• [AIM]: Skip pictures; extract every line from the one with "Write a web" through the one with "const rightTicks = [100, 120, 140, 160, 180, 200, 220, 240];", exactly as written.

• [DATASET ROWS]:
+ + + + +

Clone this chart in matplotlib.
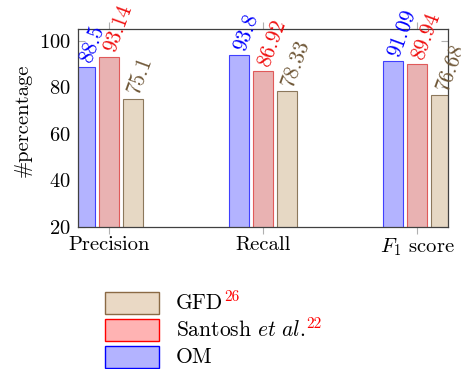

+ + + + +

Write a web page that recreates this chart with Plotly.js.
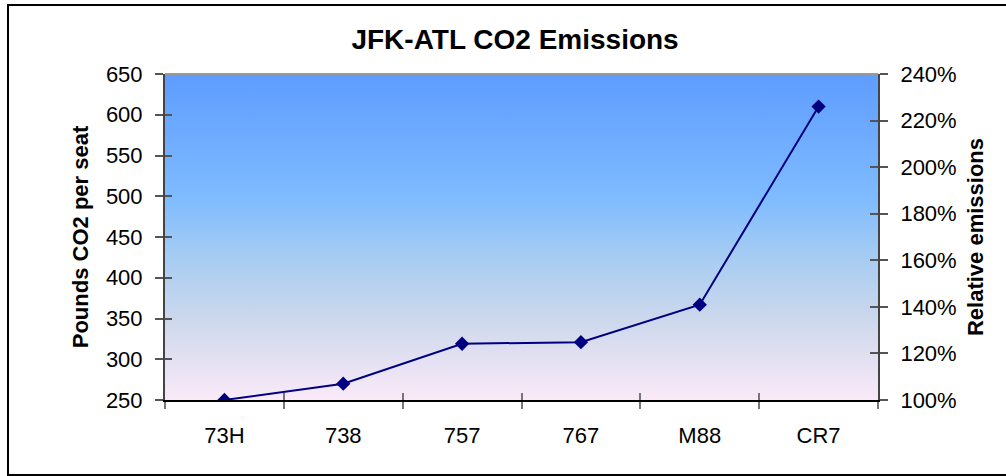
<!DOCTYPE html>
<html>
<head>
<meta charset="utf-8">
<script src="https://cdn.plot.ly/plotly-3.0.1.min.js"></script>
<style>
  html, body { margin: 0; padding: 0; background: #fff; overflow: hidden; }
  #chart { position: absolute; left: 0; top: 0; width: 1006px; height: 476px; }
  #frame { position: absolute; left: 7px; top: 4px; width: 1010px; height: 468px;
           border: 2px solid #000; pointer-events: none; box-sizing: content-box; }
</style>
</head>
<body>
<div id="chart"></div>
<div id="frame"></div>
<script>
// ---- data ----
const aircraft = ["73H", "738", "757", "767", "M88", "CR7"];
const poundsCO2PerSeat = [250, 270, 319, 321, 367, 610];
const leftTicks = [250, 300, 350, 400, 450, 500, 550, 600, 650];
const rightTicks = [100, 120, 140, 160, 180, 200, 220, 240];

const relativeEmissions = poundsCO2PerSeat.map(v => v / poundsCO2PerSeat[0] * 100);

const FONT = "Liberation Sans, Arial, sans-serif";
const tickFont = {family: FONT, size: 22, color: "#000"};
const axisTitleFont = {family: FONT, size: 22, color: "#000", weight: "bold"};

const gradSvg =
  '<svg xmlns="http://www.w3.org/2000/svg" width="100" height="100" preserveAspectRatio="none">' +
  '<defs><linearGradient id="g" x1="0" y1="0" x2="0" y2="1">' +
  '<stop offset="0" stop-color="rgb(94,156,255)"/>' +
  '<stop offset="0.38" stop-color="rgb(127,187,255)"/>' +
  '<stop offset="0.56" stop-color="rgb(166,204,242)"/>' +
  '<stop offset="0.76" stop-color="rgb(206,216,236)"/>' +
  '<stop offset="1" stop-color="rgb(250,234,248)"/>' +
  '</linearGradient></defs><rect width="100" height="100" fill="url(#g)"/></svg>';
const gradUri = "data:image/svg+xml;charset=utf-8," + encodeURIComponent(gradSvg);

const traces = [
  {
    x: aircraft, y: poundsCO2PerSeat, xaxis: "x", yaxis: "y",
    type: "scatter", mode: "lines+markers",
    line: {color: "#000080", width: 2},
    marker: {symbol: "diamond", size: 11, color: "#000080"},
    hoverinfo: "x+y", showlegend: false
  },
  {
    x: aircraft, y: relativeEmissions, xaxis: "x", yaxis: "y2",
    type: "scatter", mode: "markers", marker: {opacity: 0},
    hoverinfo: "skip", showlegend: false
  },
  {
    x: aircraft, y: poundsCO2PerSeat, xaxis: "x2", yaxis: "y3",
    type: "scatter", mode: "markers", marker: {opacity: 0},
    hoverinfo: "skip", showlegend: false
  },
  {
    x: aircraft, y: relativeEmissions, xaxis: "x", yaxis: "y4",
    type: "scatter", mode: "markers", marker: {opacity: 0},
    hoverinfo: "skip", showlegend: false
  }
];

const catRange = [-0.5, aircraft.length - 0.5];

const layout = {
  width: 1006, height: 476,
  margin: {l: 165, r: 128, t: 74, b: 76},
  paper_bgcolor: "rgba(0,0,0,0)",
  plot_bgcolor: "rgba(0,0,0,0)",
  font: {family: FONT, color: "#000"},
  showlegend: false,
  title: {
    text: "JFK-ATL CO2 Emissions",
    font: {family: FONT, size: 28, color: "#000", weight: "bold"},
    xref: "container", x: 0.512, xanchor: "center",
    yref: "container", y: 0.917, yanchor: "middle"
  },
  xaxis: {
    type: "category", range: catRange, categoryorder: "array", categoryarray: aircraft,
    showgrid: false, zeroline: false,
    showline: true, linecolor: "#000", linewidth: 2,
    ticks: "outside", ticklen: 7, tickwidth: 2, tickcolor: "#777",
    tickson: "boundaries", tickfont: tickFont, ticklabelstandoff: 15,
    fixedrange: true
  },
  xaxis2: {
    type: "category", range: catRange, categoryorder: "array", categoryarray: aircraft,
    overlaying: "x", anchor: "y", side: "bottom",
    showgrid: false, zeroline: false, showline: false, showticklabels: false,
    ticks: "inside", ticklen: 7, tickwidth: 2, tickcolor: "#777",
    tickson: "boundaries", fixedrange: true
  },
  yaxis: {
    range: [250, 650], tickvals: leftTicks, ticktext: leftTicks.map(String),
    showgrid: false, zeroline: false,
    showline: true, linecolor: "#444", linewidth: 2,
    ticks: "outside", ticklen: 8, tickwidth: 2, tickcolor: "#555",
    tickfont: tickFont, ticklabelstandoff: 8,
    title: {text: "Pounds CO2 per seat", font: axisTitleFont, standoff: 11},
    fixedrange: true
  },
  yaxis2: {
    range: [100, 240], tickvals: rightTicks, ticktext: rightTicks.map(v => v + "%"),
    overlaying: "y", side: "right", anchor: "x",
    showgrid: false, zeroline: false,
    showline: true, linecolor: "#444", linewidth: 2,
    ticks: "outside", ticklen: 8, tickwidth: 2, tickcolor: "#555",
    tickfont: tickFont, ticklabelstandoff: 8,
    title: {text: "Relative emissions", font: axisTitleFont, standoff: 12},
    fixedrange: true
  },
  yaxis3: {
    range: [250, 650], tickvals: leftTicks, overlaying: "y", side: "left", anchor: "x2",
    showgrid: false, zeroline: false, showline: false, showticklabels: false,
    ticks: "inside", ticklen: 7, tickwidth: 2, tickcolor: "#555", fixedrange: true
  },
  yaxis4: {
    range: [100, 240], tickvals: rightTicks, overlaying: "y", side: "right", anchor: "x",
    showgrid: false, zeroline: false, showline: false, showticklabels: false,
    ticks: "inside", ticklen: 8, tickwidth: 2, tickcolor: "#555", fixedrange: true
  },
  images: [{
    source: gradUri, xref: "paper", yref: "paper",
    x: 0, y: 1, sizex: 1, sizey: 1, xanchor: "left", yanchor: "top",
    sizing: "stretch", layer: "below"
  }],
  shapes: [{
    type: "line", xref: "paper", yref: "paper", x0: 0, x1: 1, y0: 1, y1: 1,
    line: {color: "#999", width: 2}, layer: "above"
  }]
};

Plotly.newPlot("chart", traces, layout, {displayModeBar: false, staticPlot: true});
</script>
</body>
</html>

+ + + + +

• [EXPECTED OUTPUT]:
Write a web page that recreates this chart with Plotly.js.
<!DOCTYPE html>
<html>
<head>
<meta charset="utf-8">
<script src="https://cdn.plot.ly/plotly-3.0.1.min.js"></script>
<style>
  html, body { margin: 0; padding: 0; background: #fff; overflow: hidden; }
  #chart { position: absolute; left: 0; top: 0; width: 1006px; height: 476px; }
  #frame { position: absolute; left: 7px; top: 4px; width: 1010px; height: 468px;
           border: 2px solid #000; pointer-events: none; box-sizing: content-box; }
</style>
</head>
<body>
<div id="chart"></div>
<div id="frame"></div>
<script>
// ---- data ----
const aircraft = ["73H", "738", "757", "767", "M88", "CR7"];
const poundsCO2PerSeat = [250, 270, 319, 321, 367, 610];
const leftTicks = [250, 300, 350, 400, 450, 500, 550, 600, 650];
const rightTicks = [100, 120, 140, 160, 180, 200, 220, 240];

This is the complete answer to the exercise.